Understanding how the compiler resolves pointer to functions

Question

The following code snippet:

#include <iostream>

void does() { std::cout << "do" << std::endl; }
void does(bool b = false) { std::cout << "do(bool)" << std::endl; }

void fwd(void (*func)(bool))
{
    func(false);
}

int main(int, char**)
{
    fwd(&does);
    fwd(does);
    fwd(*does);
}

understandably produces the following error:

test.cpp:15:10: error: overloaded function with no contextual type information

The compiler cannot discern which of the functions I intend to use. What I don't understand is why the code will correctly run when I comment out the line that reads:

fwd(*does)

Why can the compiler suddenly resolve the ambiguousness?

int main(int, char**)
{
    fwd(&does);
    fwd(does);
}

Also, without overloading does the snippet will correctly run with all 3 calls. This snippet runs fine...

#include <iostream>

void does(bool b = false) { std::cout << "do(bool)" << std::endl; }

void fwd(void (*func)(bool))
{
    func(false);
}

int main(int, char**)
{
    fwd(&does);
    fwd(does);
    fwd(*does);
}

I'm compiling this with gcc 4.6.3 on a Linux box.

Thanks for the help!

Answer 1

The answer to your question is in the overload-resolution rules for functions.
Specifically, there is an exception for using & before the function-name (once) not breaking overload-resolution, but none for using *.
Also see that only one of those two functions accept that single argument:

13.4 Address of overloaded function [over.over]
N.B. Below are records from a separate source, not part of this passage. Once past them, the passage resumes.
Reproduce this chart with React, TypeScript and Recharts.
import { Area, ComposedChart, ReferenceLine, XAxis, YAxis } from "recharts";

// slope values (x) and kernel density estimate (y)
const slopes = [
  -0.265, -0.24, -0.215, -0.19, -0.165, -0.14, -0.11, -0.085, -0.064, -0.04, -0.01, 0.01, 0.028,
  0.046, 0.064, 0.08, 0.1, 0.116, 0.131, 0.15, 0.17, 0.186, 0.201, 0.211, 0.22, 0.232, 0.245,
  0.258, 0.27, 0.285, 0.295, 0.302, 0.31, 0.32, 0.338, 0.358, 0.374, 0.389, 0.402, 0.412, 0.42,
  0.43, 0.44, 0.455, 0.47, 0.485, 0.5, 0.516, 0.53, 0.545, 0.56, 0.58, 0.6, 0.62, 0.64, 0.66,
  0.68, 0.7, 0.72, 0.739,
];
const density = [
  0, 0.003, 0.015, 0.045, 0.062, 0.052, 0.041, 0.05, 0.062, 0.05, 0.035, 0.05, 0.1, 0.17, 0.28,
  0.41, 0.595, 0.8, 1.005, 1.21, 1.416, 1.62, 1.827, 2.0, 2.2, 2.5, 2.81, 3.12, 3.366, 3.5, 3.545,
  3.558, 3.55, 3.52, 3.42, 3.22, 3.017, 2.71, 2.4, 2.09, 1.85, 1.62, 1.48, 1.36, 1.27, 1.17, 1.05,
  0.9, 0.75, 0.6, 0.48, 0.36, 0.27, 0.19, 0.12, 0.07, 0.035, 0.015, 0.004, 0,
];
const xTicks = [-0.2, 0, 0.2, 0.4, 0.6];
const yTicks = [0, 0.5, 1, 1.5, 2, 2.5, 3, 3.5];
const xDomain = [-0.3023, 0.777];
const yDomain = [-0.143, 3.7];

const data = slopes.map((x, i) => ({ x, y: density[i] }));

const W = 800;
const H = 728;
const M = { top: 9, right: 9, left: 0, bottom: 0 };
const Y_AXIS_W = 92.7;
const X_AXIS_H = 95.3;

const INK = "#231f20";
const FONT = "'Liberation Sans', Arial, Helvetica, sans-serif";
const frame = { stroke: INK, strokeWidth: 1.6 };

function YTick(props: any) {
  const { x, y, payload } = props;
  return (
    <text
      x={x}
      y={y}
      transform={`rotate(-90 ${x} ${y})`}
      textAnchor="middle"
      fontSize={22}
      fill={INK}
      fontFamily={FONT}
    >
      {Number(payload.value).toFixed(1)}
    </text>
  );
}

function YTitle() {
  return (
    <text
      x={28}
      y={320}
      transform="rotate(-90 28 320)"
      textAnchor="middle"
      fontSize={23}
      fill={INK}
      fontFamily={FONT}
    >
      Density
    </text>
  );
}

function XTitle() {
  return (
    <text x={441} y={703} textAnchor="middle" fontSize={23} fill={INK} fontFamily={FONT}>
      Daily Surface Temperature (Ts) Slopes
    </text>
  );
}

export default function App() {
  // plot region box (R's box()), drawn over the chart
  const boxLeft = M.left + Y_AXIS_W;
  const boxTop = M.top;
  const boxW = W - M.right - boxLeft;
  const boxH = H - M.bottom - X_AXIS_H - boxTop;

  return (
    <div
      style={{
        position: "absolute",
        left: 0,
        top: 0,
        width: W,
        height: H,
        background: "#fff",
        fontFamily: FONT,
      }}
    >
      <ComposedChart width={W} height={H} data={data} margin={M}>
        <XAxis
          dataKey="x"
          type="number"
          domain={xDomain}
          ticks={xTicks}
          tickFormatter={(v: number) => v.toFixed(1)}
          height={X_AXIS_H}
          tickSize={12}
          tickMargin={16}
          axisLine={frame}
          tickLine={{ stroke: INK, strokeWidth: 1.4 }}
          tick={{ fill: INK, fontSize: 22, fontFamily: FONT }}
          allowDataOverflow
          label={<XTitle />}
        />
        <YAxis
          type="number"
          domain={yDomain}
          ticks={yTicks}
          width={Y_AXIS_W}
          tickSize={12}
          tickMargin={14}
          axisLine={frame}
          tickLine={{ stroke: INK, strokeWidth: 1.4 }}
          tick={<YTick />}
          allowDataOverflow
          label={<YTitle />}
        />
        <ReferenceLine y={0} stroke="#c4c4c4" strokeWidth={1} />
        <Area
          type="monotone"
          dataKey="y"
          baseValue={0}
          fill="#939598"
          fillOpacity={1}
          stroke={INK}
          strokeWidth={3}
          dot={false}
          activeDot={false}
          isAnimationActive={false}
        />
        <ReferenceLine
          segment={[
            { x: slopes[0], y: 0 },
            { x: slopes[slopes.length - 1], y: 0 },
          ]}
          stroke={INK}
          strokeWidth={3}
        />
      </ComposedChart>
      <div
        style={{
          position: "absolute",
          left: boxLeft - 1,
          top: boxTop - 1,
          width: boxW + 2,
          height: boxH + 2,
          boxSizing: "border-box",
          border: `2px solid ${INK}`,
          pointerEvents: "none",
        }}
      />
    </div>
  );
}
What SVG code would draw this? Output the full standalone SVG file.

1 A use of an overloaded function name without arguments is resolved in certain contexts to a function, a pointer to function or a pointer to member function for a specific function from the overload set. A function template name is considered to name a set of overloaded functions in such contexts. The function selected is the one whose type is identical to the function type of the target type required in the context. [ Note: That is, the class of which the function is a member is ignored when matching a pointer-to-member-function type. —end note ] The target can be

• an object or reference being initialized (8.5, 8.5.3),
• the left side of an assignment (5.17),
• a parameter of a function (5.2.2),
• a parameter of a user-defined operator (13.5),
• the return value of a function, operator function, or conversion (6.6.3),
• an explicit type conversion (5.2.3, 5.2.9, 5.4), or
• a non-type template-parameter (14.3.2).

The overloaded function name can be preceded by the & operator. An overloaded function name shall not be used without arguments in contexts other than those listed.

Quote is from n3242 (c++11), with bold by me.